Has Farrow responded?
In statements to The New York Times, both the New Yorker editor-in-chief, David Remnick, and Farrow’s publisher, Little, Brown, stood by Farrow’s reporting. “Little, Brown and Company fully supports Ronan Farrow and his reporting in Catch and Kill,” a spokesperson for Little, Brown told Rolling Stone. “Ronan’s dedication to a deep and thorough fact-check of his reporting, his commitment to the rights of victims and his impeccable attention to detail and nuance make us proud to be his publisher.”

On Twitter, New Yorker editor Michael Luo also posted a thread refuting many of Smith’s claims, such as the allegation that Farrow misrepresented a corroborating witness’s account for Lucia Evans’ story in the magazine’s Harvey Weinstein report. “We disclosed that the friend could not confirm specifics, except that she had witnessed the meeting between Weinstein and Evans. That the friend later said something different to prosecutors does not make our reporting any less diligent,” Luo said. “We take corrections seriously and would be happy to correct something if it were shown to be wrong. But Ben has not done that here.”

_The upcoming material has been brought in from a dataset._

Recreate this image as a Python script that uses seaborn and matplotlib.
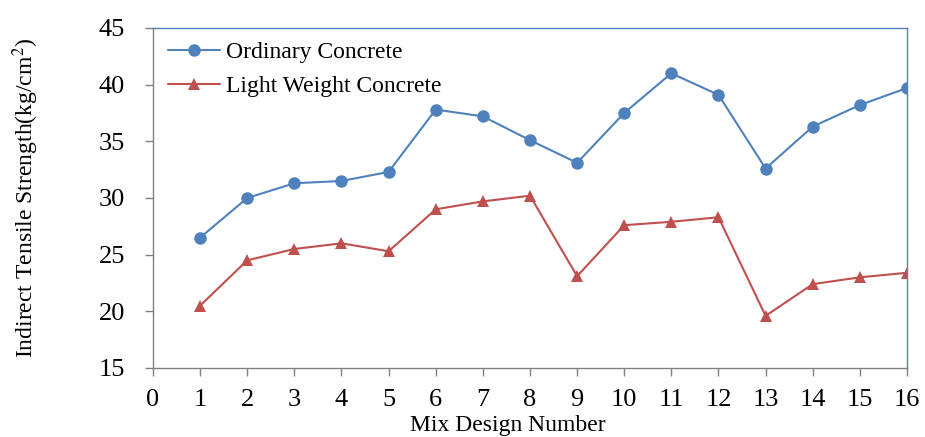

Farrow has also directly refuted many of the points made by Smith’s piece, such as the idea that he alleges a conspiracy on NBC News’ part to bury the Weinstein story. “Ben claims a central theme was whether Weinstein threatened NBC with Lauer info. Not central, and not what the book says,” Farrow tweeted. “The book establishes a pressure campaign against NBC, including talks between Weinstein and executives as they told me and my producer to stop reporting. As to whether Lauer information was one of the many levers used, the book accurately describes the sources at AMI and NBC who say so, and NBC’s contention that it wasn’t. The book doesn’t go beyond what the reporting revealed.”

“I stand by my reporting,” Farrow concluded.

Mon., May 18, 6:25 p.m. This story has been updated to include comment from Little, Brown.